(119b) Improving the Efficiency of Branch-and-Bound for Global Dynamic Optimization | AIChE

(119b) Improving the Efficiency of Branch-and-Bound for Global Dynamic Optimization


Scott, J. K., Clemson University
This talk will present a new improved spatial branch-and-bound (B&B) method for solving dynamic optimization (DO) problems to global optimality. Global dynamic optimization (GDO) is crucial in many applications, ranging from optimal control of batch reactions to motion planning with rigorous safety guarantees. Spatial B&B can currently only solve GDO problems with around 5 states and 10 decision variables in a few hours on a personal computer [5]. This falls far short of the target of solving GDO problems at the industrial scale, which often contain hundreds of states and decision variables. Furthermore, solving DO problems to local optimality is also not a viable approach, since real DO problems often contain hundreds of local suboptimal solutions, many of which can lead to significant economic loss and performance degradation [1].
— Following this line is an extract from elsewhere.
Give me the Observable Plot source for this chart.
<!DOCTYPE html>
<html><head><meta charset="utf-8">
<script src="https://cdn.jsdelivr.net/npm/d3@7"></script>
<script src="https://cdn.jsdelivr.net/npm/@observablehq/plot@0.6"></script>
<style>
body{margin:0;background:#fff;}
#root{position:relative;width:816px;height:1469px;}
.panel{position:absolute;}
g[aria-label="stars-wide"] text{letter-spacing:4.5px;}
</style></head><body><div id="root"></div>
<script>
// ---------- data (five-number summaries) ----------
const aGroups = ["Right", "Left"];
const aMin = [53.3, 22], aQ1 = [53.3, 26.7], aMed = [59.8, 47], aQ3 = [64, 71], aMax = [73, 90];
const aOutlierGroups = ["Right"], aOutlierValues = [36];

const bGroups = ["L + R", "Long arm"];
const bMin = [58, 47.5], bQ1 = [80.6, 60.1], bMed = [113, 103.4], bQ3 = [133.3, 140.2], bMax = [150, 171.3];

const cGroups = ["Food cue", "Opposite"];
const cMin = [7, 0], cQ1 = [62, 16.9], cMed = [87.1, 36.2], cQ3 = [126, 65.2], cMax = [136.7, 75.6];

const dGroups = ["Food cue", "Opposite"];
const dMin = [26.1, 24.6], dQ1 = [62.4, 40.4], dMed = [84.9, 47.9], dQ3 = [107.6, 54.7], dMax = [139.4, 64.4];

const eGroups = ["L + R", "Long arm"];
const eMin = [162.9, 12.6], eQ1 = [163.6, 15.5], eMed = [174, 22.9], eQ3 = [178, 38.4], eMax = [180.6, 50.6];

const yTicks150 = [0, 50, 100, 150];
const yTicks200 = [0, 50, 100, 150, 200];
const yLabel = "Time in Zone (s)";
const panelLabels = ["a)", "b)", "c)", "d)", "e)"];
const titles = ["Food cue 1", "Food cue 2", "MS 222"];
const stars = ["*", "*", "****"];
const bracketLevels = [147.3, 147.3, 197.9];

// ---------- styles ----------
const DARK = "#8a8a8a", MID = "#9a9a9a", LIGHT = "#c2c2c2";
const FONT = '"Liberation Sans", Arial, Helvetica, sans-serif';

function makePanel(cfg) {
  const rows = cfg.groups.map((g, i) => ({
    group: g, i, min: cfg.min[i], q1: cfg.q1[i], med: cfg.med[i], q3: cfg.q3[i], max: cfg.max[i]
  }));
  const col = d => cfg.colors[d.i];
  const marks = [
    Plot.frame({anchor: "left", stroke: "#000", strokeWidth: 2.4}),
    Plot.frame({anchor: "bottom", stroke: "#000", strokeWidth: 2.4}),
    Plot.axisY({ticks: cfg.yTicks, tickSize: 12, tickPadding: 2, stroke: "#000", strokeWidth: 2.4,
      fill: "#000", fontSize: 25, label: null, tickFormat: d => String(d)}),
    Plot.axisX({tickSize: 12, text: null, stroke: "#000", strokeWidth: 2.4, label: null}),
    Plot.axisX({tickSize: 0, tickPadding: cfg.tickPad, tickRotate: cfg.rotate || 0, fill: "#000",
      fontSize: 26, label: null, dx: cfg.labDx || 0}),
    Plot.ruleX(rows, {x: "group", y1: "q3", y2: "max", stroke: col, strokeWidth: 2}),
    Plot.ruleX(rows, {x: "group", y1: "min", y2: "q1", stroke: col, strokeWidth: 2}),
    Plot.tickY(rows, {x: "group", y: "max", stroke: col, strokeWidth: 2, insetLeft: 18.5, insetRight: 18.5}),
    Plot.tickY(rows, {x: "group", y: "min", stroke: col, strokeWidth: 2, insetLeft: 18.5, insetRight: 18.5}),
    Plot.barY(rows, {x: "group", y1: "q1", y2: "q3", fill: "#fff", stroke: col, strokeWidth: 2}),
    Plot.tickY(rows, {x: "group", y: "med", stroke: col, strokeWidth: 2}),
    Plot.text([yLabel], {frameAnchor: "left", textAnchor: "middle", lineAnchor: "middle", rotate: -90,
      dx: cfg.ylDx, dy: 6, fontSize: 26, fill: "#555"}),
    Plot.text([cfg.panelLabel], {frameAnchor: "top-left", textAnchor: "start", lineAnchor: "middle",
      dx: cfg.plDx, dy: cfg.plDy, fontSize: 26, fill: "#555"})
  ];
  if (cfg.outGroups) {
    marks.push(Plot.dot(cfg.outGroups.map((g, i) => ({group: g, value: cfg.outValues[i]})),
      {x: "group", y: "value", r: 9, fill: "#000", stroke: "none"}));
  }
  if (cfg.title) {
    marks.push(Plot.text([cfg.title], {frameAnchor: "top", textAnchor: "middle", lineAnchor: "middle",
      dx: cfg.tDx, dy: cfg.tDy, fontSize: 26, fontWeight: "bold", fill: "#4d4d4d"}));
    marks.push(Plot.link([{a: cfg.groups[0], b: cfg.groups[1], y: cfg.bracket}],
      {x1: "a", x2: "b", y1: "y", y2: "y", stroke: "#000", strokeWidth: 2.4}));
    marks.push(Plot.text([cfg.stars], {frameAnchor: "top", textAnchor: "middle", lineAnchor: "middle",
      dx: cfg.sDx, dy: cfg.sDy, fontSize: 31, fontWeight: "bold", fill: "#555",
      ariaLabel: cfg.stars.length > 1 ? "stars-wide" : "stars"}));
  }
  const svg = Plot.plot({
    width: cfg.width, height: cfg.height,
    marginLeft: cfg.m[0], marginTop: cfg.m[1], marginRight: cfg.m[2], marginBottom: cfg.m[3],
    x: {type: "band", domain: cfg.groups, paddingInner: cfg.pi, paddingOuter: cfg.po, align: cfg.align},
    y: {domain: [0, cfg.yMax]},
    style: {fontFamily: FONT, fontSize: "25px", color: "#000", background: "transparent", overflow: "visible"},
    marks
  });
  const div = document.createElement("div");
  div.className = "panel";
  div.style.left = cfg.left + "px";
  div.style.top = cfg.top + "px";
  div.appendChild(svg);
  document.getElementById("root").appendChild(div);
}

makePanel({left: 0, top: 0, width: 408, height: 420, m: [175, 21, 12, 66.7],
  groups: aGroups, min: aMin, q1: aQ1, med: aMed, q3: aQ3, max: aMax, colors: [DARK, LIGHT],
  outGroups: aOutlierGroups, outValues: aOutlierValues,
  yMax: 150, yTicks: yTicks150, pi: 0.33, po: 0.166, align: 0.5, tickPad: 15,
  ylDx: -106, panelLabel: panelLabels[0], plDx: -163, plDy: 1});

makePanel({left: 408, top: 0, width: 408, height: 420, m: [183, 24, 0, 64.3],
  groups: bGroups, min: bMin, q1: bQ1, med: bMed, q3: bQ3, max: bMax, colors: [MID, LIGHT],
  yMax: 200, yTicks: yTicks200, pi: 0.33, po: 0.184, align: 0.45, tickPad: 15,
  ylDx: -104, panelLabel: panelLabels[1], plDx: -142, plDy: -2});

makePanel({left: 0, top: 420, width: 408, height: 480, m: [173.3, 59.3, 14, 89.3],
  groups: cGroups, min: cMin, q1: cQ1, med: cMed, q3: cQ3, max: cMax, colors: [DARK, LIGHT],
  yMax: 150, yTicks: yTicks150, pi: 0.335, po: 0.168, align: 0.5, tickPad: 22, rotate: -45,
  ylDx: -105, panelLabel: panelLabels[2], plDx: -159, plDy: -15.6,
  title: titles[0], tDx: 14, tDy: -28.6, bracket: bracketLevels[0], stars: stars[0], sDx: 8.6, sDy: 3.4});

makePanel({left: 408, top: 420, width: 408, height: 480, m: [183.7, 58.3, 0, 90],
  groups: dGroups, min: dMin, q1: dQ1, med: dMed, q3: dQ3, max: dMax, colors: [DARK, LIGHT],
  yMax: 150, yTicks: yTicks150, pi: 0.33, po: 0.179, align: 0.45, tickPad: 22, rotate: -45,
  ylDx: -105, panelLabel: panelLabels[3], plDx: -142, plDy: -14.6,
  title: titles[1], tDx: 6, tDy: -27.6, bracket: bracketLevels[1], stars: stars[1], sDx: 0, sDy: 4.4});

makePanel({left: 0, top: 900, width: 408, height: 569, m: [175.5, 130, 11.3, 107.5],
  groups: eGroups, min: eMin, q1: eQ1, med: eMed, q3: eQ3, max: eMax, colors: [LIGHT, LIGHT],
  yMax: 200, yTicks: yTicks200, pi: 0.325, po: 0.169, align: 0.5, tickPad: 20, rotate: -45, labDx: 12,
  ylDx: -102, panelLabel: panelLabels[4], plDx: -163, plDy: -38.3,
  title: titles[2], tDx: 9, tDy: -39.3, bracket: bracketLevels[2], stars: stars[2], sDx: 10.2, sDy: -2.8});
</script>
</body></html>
For standard nonlinear programming (NLP) problems, the efficiency of B&B global optimization algorithms depends largely on the tightness (or accuracy) of lower bounds furnished by convex relaxations. Thus, a wide variety of techniques have been developed to construct tighter convex relaxations. Among these, many of the most effective techniques involve the addition of cuts, which are additional constraints that are redundant in the original problem, but not in the relaxation. The use of cuts often results in major speed-ups and the ability to solve much larger NLPs [4,6]. However, there are no methods in the existing literature for deriving and making use of cuts within B&B algorithms for GDO. GDO algorithms also rely on convex relaxations and often suffer from relaxations that are too weak. In particular, such algorithms rely on so-called state relaxations, which are convex and concave relaxations of the variables that change with time in DO problems. State relaxations tend to weaken over time, and it is the state relaxations at the final time that affect the efficiency of the B&B algorithm. Though many methods exist in literature for computing state relaxations, none of them adequately address this issue of growing state relaxation weakness over time.

In the 2022 AIChE meeting, we presented the first method for using cuts to tighten state relaxations, particularly mitigating their growing weakness over time. We first proposed an iterative algorithm that refines pairs of convex and concave relaxations based on linear cuts [3]. We then showed that this iterative algorithm can be embedded within the right-hand side expressions of ordinary differential equations (ODEs) describing the state relaxations. Specifically, we embedded this iterative algorithm within the ODEs from a state-of-the-art method, known as relaxation preserving dynamics (RPD) [2], for computing state relaxations. By numerically integrating these resulting ODEs, state relaxations are refined using these linear cuts at each point in time prior to being propagated to the next time point. We observed significantly tighter state relaxations at final time, as desired, for multiple example problems compared to using RPD without linear cuts. However, we did not yet embed this improved relaxation technique into a complete B&B code and test its performance for solving GDO problems.

In this talk, we apply this method of state relaxation tightening with linear cuts to the spatial B&B method for solving GDO problems as a whole and demonstrate the improvement in computational time on a test set of challenging problems. We also present detailed comparisons with existing state-of-the-art solvers for GDO. By being capable of solving, within a more reasonable time, larger DO problems to global optimality than previously, this improved spatial B&B method is a major step towards realizing the goal of solving GDO problems closer to the practical scale.


[1] Adam B. Singer, James W. Taylor, Paul I. Barton, and William H. Green. Global dynamic optimization for parameter estimation in chemical kinetics. The Journal of Physical Chemistry A, 110(3):971–976, 2006

[2] AIChE: An Improved Implementation of the RPD Method for Computing Convex Relaxations for Global Dynamic Optimization (2021)

[3] AIChE: Improving the Tightness of State Relaxations for Global Dynamic Optimization through Refinement with Linear Cuts (2022)

[4] Nikolaos V. Sahinidis and Mohit Tawarmalani. Accelerating branch-and-bound through a modeling language construct for relaxation-specific constraints. Journal of Global Optimization, 32:259–280, June 2005.

[5] Spencer D. Schaber. Tools for Dynamic Model Development. PhD thesis, Massachusetts Institute of Technology, June 2014.

[6] Xiaowei Bao, Aida Khajavirad, Nikolaos V. Sahinidis, and Mohit Tawarmalani. Global optimization of nonconvex problems with multilinear intermediates. Mathematical Programming Computation, 7:1–37, May 2015.